Great grandmother Diane Snyder moved into a new home in Jackson last month.
"I don't know what year this house was built, but I know the paint is chipping badly," said Snyder. "We are going to redo it."
That's because she's concerned that her great grand children could be exposed to lead in the paint.
"Any house that was built before 1978 likely has lead paint in it," said Jackson Vice Mayor Derek Dobie. "That lead paint can get into our bodies, particularly children's bodies through you know eating lead paint."
Recent numbers from the state show 67.9% of homes in Jackson County were built before 1978, and 6.4 percent of children tested have a blood lead level higher than the state's action level.
"Lead can affect all parts of the body," said Chief Medical Examiner Dr. Eden Wells. "But the most sensitive part that lead can really impact is the nervous system in the brain development."

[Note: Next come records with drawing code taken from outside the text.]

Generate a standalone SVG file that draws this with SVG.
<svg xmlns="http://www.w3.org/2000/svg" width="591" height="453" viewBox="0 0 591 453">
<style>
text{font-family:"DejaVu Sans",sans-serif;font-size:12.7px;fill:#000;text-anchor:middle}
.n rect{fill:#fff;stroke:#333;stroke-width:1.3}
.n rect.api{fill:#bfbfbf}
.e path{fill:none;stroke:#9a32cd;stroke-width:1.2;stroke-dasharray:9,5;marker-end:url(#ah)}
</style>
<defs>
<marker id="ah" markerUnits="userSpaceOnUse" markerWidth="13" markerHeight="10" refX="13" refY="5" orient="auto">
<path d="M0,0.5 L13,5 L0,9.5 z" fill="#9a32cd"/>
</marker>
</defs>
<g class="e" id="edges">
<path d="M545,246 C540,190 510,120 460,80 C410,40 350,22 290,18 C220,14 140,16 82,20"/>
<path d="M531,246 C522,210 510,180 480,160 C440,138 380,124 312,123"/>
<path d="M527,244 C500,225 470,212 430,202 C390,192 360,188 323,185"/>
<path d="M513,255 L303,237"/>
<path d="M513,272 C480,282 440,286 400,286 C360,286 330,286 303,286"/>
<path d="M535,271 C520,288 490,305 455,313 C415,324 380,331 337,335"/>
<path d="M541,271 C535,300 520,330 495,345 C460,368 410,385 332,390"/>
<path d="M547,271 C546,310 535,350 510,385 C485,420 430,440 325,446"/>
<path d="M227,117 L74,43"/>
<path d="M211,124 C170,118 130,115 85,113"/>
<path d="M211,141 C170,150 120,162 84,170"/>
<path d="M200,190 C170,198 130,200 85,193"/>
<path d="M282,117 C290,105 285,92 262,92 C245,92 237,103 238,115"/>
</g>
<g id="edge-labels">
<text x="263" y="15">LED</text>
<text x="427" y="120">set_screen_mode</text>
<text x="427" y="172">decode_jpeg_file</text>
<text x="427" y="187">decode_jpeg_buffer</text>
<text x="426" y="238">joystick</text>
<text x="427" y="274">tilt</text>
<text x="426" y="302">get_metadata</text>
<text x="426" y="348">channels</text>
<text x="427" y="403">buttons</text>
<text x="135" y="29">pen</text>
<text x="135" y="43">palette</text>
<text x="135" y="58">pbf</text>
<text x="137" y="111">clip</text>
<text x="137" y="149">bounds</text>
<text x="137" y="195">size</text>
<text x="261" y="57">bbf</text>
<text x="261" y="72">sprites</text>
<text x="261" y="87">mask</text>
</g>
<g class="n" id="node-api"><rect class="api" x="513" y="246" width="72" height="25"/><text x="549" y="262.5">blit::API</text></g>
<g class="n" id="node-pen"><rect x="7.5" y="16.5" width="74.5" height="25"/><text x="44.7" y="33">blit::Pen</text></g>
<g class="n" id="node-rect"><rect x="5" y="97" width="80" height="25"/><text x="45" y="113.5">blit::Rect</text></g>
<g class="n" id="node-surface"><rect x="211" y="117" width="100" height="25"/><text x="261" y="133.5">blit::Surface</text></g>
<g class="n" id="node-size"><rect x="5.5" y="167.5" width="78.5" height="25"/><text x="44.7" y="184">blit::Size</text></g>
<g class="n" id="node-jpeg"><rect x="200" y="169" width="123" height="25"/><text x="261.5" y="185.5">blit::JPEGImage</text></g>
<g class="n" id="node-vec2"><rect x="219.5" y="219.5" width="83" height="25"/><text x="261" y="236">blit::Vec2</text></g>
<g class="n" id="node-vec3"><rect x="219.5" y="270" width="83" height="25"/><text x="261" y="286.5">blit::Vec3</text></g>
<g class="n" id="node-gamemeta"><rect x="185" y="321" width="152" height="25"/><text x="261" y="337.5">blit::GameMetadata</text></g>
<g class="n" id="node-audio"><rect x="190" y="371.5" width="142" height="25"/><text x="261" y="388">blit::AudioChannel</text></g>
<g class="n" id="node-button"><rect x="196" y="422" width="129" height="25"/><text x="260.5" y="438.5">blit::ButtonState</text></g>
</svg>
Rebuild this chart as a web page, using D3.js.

The city says it's been demolishing foreclosed, vacant, or abandoned homes, spraying it with water afterwards to make sure there's no lead dust left behind.
"Getting into the home before we start to tear it down and hosing through all the walls, hosing out the attic making sure that we're cleaning up after ourselves and putting two hoses on the home during demolition," explained Dobies.
So lead contamination doesn't get into the air or surrounding community.
"Remove lead from the environment and also provide resources so we can provide education, nutrition, good healthcare," said Dr. Wells. "We can actually counteract the long term effects."
Effects Snyder says she hopes her great grandchildren won't have to deal with.
"I'm really concerned," said Snyder.
The city says its water has never exceeded the EPA's lead guidelines.
It's going to check lead levels every year instead of every three years, and it will test twice as many homes as required.